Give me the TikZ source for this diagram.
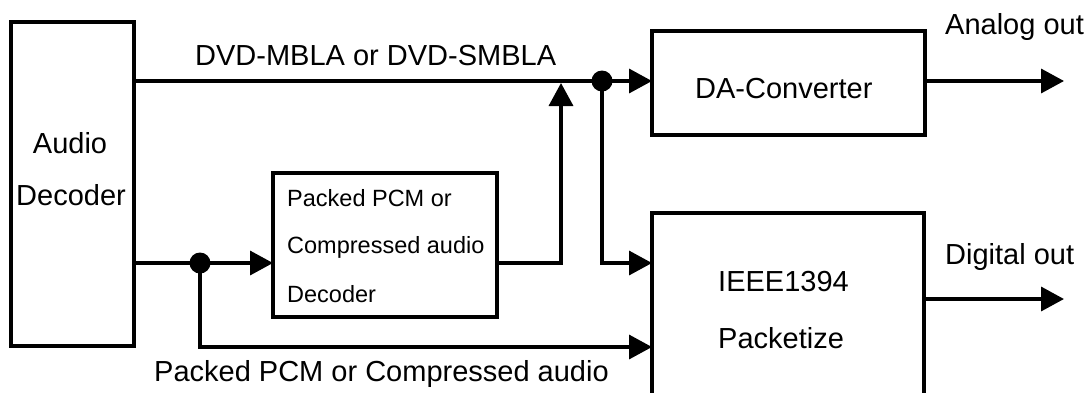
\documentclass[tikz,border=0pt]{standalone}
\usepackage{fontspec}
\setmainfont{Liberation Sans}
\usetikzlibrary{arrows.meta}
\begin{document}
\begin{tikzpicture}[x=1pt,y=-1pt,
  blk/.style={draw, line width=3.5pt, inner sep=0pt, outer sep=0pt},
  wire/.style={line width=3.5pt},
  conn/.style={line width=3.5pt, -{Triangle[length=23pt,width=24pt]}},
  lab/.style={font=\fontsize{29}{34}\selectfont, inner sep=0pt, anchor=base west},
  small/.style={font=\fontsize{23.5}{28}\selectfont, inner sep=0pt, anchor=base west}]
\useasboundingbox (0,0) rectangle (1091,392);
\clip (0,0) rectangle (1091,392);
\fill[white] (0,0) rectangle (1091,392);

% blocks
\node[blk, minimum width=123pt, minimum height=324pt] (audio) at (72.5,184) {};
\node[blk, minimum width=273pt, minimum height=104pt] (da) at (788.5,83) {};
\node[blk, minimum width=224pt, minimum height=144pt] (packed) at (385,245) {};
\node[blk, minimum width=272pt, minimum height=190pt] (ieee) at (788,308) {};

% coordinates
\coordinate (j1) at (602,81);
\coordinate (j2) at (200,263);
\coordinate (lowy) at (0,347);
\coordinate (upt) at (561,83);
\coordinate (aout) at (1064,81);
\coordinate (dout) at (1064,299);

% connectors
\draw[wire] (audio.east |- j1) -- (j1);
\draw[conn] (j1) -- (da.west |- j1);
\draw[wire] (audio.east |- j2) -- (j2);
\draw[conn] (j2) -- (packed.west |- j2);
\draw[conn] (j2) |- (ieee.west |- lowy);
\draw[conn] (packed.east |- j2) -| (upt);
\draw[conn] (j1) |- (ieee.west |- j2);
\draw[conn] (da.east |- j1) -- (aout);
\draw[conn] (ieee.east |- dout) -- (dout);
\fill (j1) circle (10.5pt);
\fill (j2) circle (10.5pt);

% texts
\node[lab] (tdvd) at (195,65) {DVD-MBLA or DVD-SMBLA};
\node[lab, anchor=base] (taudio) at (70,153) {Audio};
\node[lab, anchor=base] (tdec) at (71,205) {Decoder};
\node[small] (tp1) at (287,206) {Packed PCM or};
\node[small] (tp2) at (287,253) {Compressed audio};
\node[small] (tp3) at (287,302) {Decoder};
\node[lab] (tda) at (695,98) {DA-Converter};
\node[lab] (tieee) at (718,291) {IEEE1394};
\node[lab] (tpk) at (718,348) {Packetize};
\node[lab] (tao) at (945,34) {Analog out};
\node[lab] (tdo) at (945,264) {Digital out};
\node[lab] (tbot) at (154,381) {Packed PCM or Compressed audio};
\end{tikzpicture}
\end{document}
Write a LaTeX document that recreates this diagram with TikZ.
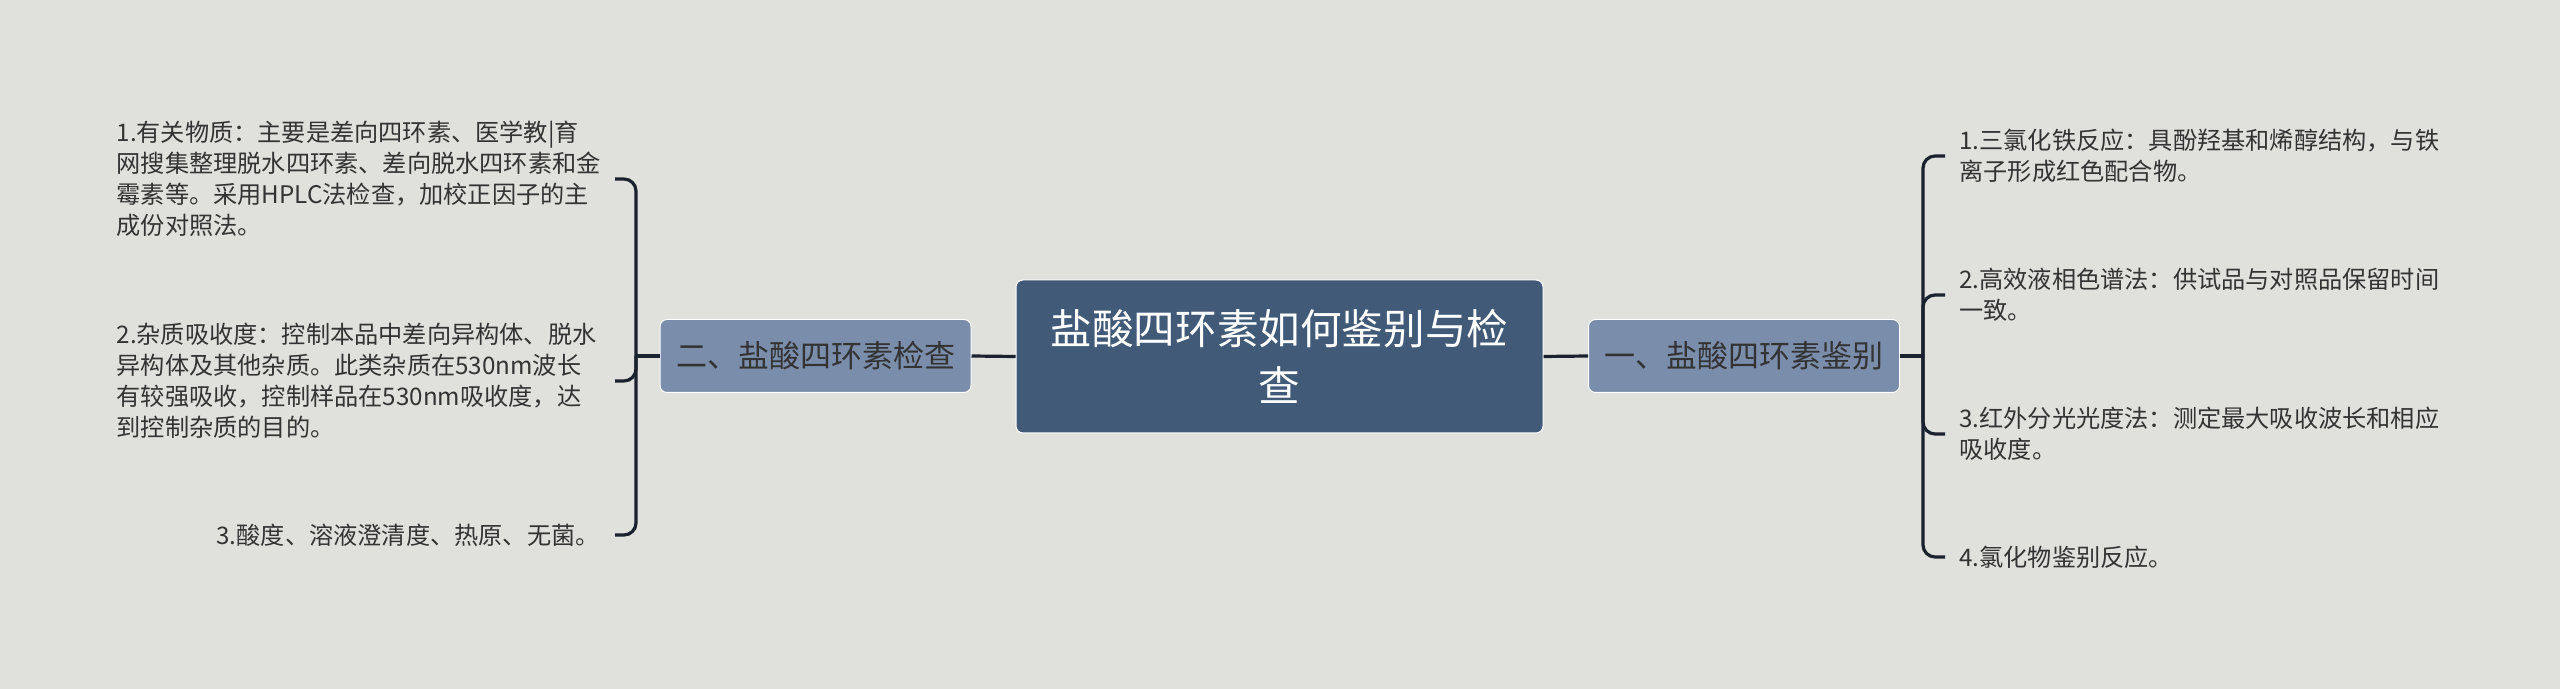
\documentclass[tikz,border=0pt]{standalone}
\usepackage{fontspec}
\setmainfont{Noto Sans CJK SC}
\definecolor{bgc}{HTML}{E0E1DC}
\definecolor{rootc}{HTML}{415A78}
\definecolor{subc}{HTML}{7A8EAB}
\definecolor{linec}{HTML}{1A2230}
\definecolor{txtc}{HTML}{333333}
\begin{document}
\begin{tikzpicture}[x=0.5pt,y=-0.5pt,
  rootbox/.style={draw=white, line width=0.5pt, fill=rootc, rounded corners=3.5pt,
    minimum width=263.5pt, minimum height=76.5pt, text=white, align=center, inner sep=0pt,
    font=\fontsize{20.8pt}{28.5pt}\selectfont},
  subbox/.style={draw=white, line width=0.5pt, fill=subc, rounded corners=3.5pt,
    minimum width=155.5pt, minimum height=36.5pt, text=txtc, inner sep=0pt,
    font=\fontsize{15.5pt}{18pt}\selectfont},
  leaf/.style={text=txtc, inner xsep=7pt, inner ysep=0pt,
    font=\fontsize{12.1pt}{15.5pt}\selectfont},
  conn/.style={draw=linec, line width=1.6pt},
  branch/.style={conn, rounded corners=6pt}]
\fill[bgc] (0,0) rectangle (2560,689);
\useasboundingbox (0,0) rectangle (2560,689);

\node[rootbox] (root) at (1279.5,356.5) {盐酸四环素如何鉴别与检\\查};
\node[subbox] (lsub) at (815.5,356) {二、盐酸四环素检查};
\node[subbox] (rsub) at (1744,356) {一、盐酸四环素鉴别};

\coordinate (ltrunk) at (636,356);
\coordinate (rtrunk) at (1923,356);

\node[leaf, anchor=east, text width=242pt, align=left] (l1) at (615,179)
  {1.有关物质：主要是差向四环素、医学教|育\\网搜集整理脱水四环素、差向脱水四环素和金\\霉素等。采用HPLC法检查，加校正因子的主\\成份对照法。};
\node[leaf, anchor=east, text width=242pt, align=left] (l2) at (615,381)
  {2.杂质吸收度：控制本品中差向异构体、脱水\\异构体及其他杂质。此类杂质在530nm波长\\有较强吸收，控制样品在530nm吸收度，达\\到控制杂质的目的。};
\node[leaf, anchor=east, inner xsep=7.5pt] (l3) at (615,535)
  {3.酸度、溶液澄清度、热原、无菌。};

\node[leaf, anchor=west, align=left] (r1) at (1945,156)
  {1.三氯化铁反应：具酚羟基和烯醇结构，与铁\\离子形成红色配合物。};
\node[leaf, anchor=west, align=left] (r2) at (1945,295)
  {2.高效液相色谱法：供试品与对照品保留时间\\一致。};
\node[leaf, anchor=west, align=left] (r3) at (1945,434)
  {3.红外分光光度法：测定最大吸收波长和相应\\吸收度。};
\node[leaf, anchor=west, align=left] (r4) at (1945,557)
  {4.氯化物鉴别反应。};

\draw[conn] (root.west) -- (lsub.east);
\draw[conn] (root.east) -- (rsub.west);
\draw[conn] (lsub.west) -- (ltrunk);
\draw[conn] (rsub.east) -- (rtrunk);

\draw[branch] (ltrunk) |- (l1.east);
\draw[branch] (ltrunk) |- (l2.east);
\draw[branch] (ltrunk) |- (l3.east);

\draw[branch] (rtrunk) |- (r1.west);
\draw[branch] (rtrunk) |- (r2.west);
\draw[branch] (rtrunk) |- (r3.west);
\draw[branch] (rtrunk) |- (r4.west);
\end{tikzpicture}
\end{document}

Work to do:
Exclude the images, then output the data above word for word.

Answer for the task:
Give me the TikZ source for this diagram.
\documentclass[tikz,border=0pt]{standalone}
\usepackage{fontspec}
\setmainfont{Liberation Sans}
\usetikzlibrary{arrows.meta}
\begin{document}
\begin{tikzpicture}[x=1pt,y=-1pt,
  blk/.style={draw, line width=3.5pt, inner sep=0pt, outer sep=0pt},
  wire/.style={line width=3.5pt},
  conn/.style={line width=3.5pt, -{Triangle[length=23pt,width=24pt]}},
  lab/.style={font=\fontsize{29}{34}\selectfont, inner sep=0pt, anchor=base west},
  small/.style={font=\fontsize{23.5}{28}\selectfont, inner sep=0pt, anchor=base west}]
\useasboundingbox (0,0) rectangle (1091,392);
\clip (0,0) rectangle (1091,392);
\fill[white] (0,0) rectangle (1091,392);

% blocks
\node[blk, minimum width=123pt, minimum height=324pt] (audio) at (72.5,184) {};
\node[blk, minimum width=273pt, minimum height=104pt] (da) at (788.5,83) {};
\node[blk, minimum width=224pt, minimum height=144pt] (packed) at (385,245) {};
\node[blk, minimum width=272pt, minimum height=190pt] (ieee) at (788,308) {};

% coordinates
\coordinate (j1) at (602,81);
\coordinate (j2) at (200,263);
\coordinate (lowy) at (0,347);
\coordinate (upt) at (561,83);
\coordinate (aout) at (1064,81);
\coordinate (dout) at (1064,299);

% connectors
\draw[wire] (audio.east |- j1) -- (j1);
\draw[conn] (j1) -- (da.west |- j1);
\draw[wire] (audio.east |- j2) -- (j2);
\draw[conn] (j2) -- (packed.west |- j2);
\draw[conn] (j2) |- (ieee.west |- lowy);
\draw[conn] (packed.east |- j2) -| (upt);
\draw[conn] (j1) |- (ieee.west |- j2);
\draw[conn] (da.east |- j1) -- (aout);
\draw[conn] (ieee.east |- dout) -- (dout);
\fill (j1) circle (10.5pt);
\fill (j2) circle (10.5pt);

% texts
\node[lab] (tdvd) at (195,65) {DVD-MBLA or DVD-SMBLA};
\node[lab, anchor=base] (taudio) at (70,153) {Audio};
\node[lab, anchor=base] (tdec) at (71,205) {Decoder};
\node[small] (tp1) at (287,206) {Packed PCM or};
\node[small] (tp2) at (287,253) {Compressed audio};
\node[small] (tp3) at (287,302) {Decoder};
\node[lab] (tda) at (695,98) {DA-Converter};
\node[lab] (tieee) at (718,291) {IEEE1394};
\node[lab] (tpk) at (718,348) {Packetize};
\node[lab] (tao) at (945,34) {Analog out};
\node[lab] (tdo) at (945,264) {Digital out};
\node[lab] (tbot) at (154,381) {Packed PCM or Compressed audio};
\end{tikzpicture}
\end{document}
Write a LaTeX document that recreates this diagram with TikZ.
\documentclass[tikz,border=0pt]{standalone}
\usepackage{fontspec}
\setmainfont{Noto Sans CJK SC}
\definecolor{bgc}{HTML}{E0E1DC}
\definecolor{rootc}{HTML}{415A78}
\definecolor{subc}{HTML}{7A8EAB}
\definecolor{linec}{HTML}{1A2230}
\definecolor{txtc}{HTML}{333333}
\begin{document}
\begin{tikzpicture}[x=0.5pt,y=-0.5pt,
  rootbox/.style={draw=white, line width=0.5pt, fill=rootc, rounded corners=3.5pt,
    minimum width=263.5pt, minimum height=76.5pt, text=white, align=center, inner sep=0pt,
    font=\fontsize{20.8pt}{28.5pt}\selectfont},
  subbox/.style={draw=white, line width=0.5pt, fill=subc, rounded corners=3.5pt,
    minimum width=155.5pt, minimum height=36.5pt, text=txtc, inner sep=0pt,
    font=\fontsize{15.5pt}{18pt}\selectfont},
  leaf/.style={text=txtc, inner xsep=7pt, inner ysep=0pt,
    font=\fontsize{12.1pt}{15.5pt}\selectfont},
  conn/.style={draw=linec, line width=1.6pt},
  branch/.style={conn, rounded corners=6pt}]
\fill[bgc] (0,0) rectangle (2560,689);
\useasboundingbox (0,0) rectangle (2560,689);

\node[rootbox] (root) at (1279.5,356.5) {盐酸四环素如何鉴别与检\\查};
\node[subbox] (lsub) at (815.5,356) {二、盐酸四环素检查};
\node[subbox] (rsub) at (1744,356) {一、盐酸四环素鉴别};

\coordinate (ltrunk) at (636,356);
\coordinate (rtrunk) at (1923,356);

\node[leaf, anchor=east, text width=242pt, align=left] (l1) at (615,179)
  {1.有关物质：主要是差向四环素、医学教|育\\网搜集整理脱水四环素、差向脱水四环素和金\\霉素等。采用HPLC法检查，加校正因子的主\\成份对照法。};
\node[leaf, anchor=east, text width=242pt, align=left] (l2) at (615,381)
  {2.杂质吸收度：控制本品中差向异构体、脱水\\异构体及其他杂质。此类杂质在530nm波长\\有较强吸收，控制样品在530nm吸收度，达\\到控制杂质的目的。};
\node[leaf, anchor=east, inner xsep=7.5pt] (l3) at (615,535)
  {3.酸度、溶液澄清度、热原、无菌。};

\node[leaf, anchor=west, align=left] (r1) at (1945,156)
  {1.三氯化铁反应：具酚羟基和烯醇结构，与铁\\离子形成红色配合物。};
\node[leaf, anchor=west, align=left] (r2) at (1945,295)
  {2.高效液相色谱法：供试品与对照品保留时间\\一致。};
\node[leaf, anchor=west, align=left] (r3) at (1945,434)
  {3.红外分光光度法：测定最大吸收波长和相应\\吸收度。};
\node[leaf, anchor=west, align=left] (r4) at (1945,557)
  {4.氯化物鉴别反应。};

\draw[conn] (root.west) -- (lsub.east);
\draw[conn] (root.east) -- (rsub.west);
\draw[conn] (lsub.west) -- (ltrunk);
\draw[conn] (rsub.east) -- (rtrunk);

\draw[branch] (ltrunk) |- (l1.east);
\draw[branch] (ltrunk) |- (l2.east);
\draw[branch] (ltrunk) |- (l3.east);

\draw[branch] (rtrunk) |- (r1.west);
\draw[branch] (rtrunk) |- (r2.west);
\draw[branch] (rtrunk) |- (r3.west);
\draw[branch] (rtrunk) |- (r4.west);
\end{tikzpicture}
\end{document}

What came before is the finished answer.